Carlos Gil. He de confesar que, cuando Pedro Sánchez nombró, en junio de 2018, su Gobierno de estrellas, hubo algunos nombres que podría decir que hasta me gustaron. Uno de ellos, como no podía ser de otra manera, era el del ministro de Interior, el juez Grande-Marlaska. El tiempo me ha quitado la razón y me ha dejado claro que no había motivos para tanta alegría.
No descubro nada al decir que, en España, vivimos una situación política de "cierta tensión". Las negociaciones, o lo que sea eso que está haciendo Sánchez con la intención, al menos aparente, de lograr su investidura, junto a las que aún se mantienen en algunas comunidades autónomas, estiran el tablero político y abren una brecha creciente entre los bloques diseñados a izquierda y derecha.
En una situación así, lo que menos conveniente resulta es que un ministro de España cargue contra una formación política por sus pactos con lo que ellos han dado en llamar "extrema derecha". Debo reconocer que oír a cualquier representante del PSOE criticar un acuerdo entre partidos, me provoca vergüenza ajena, pero oír a un ministro socialista cuestionar la legitimidad de un partido político por haber alcanzado acuerdos con Vox se acerca a la inmoralidad.
¿Habrá que recordar quienes han sido y quienes son los socios del PSOE en el último año? ERC, Bildu, PDeCAT, Geroa Bai... Todos ellos, según quiere hacernos ver el PSOE, garantes de nuestra Constitución y defensores a ultranza de los derechos humanos, ¿no? ¿De verdad que, con esos antecedentes, pueden cuestionar algún tipo de acuerdo? La estrategia del PSOE salta a la vista: divide y vencerás o, dicho de otra forma, o conmigo o contra mí. Su carga contra Ciudadanos muestra a las claras que su único objetivo es cuestionar y condicionar cualquier acuerdo que no ayude a formar gobiernos socialistas. Pero de ahí a cuestionar su presencia en cualquier evento de relevancia social va un trecho largo. Ciudadanos tenía tanto derecho como cualquiera a participar en el desfile del día del orgullo. Precisamente, porque, si en cualquier momento el orgullo pretende identificar su reivindicación con un determinado color político, habrá perdido todas sus opciones de representar a un importante sector de la sociedad que debe situarse por encima de cualquier ideología.

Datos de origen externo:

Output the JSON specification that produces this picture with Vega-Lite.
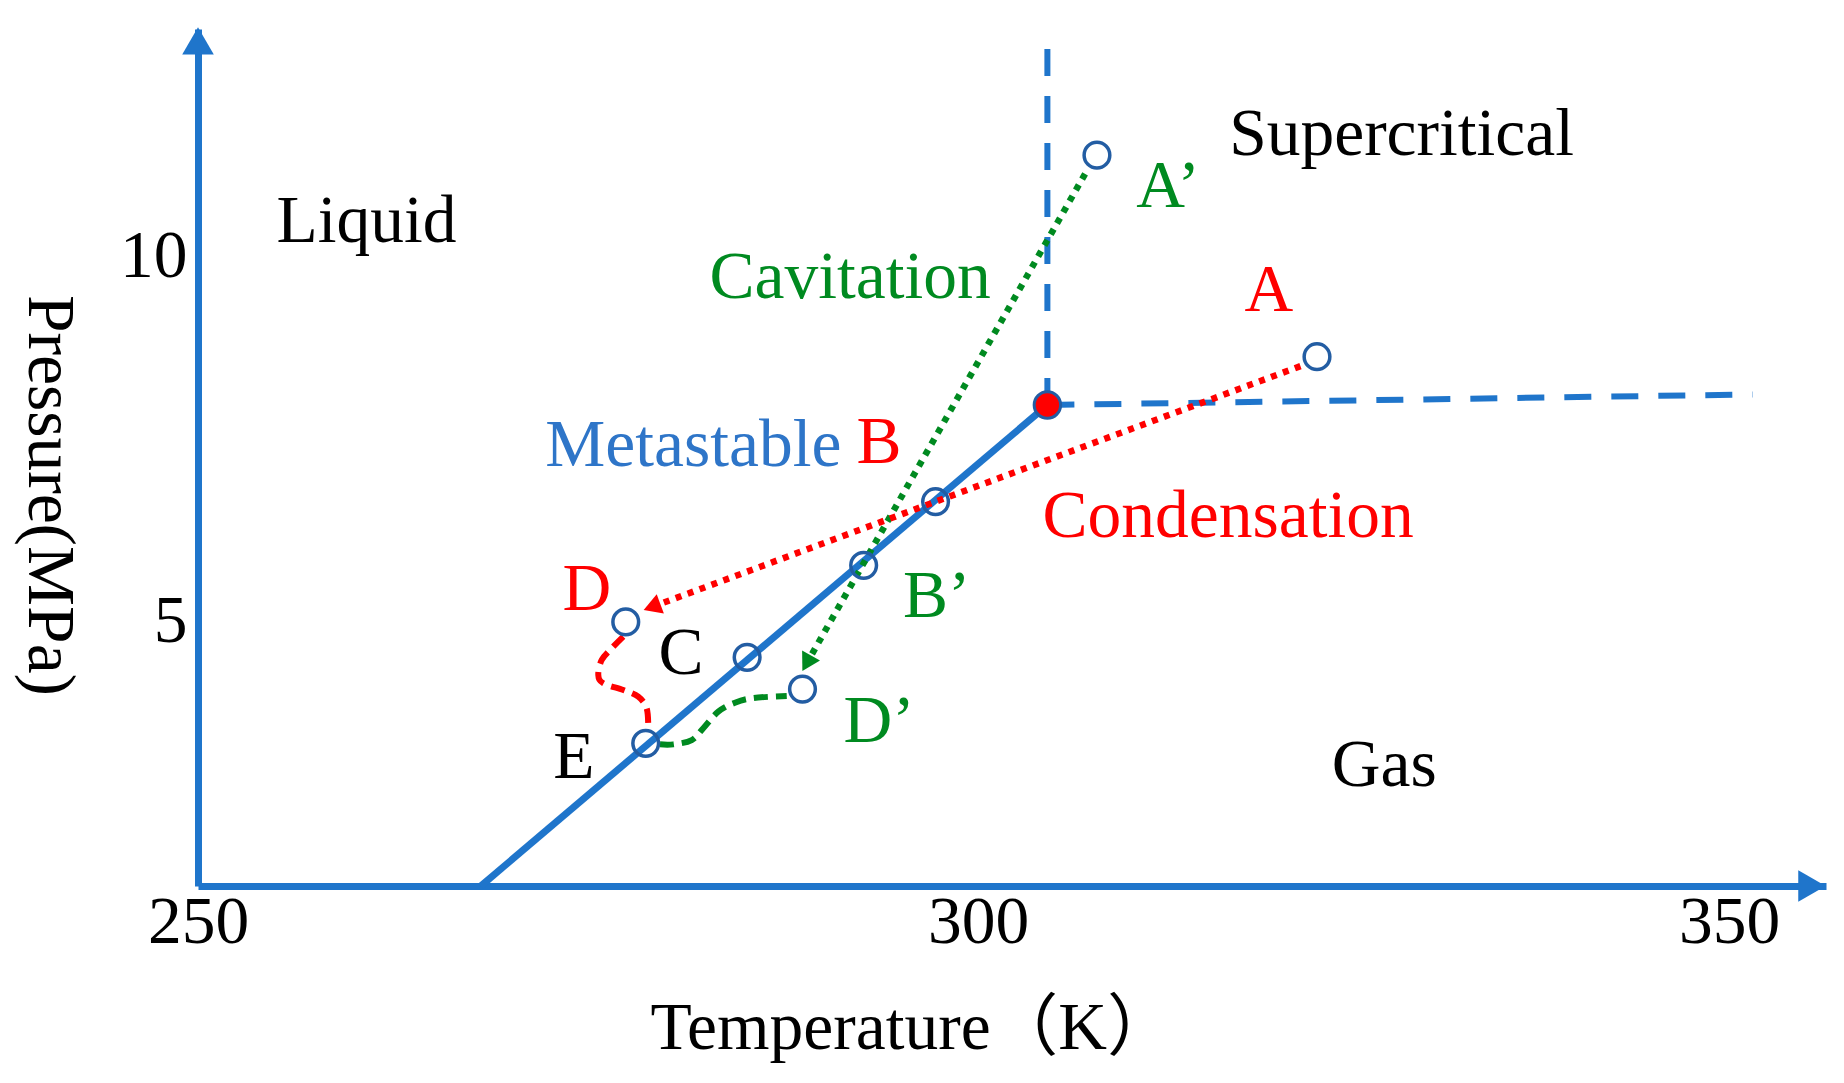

Grande-Marlaska se equivocó al hacer esas valoraciones. Defenderlas ahora como "una crítica política a una actuación política" no es más que abundar en el error. Declaraciones como esas justifican el uso de la coacción, la violencia y el "todo vale" contra formaciones políticas que, como en este caso, pretenden participar en una causa que debe mantener un carácter apolítico si quiere ser realmente representativa. Mal vamos si esa es la forma de reivindicar la igualdad y la integración social de cualquier colectivo. O situamos la política por encima de los intereses políticos, o, en poco tiempo, estamos poniendo en riesgo todos los avances democráticos de casi medio siglo.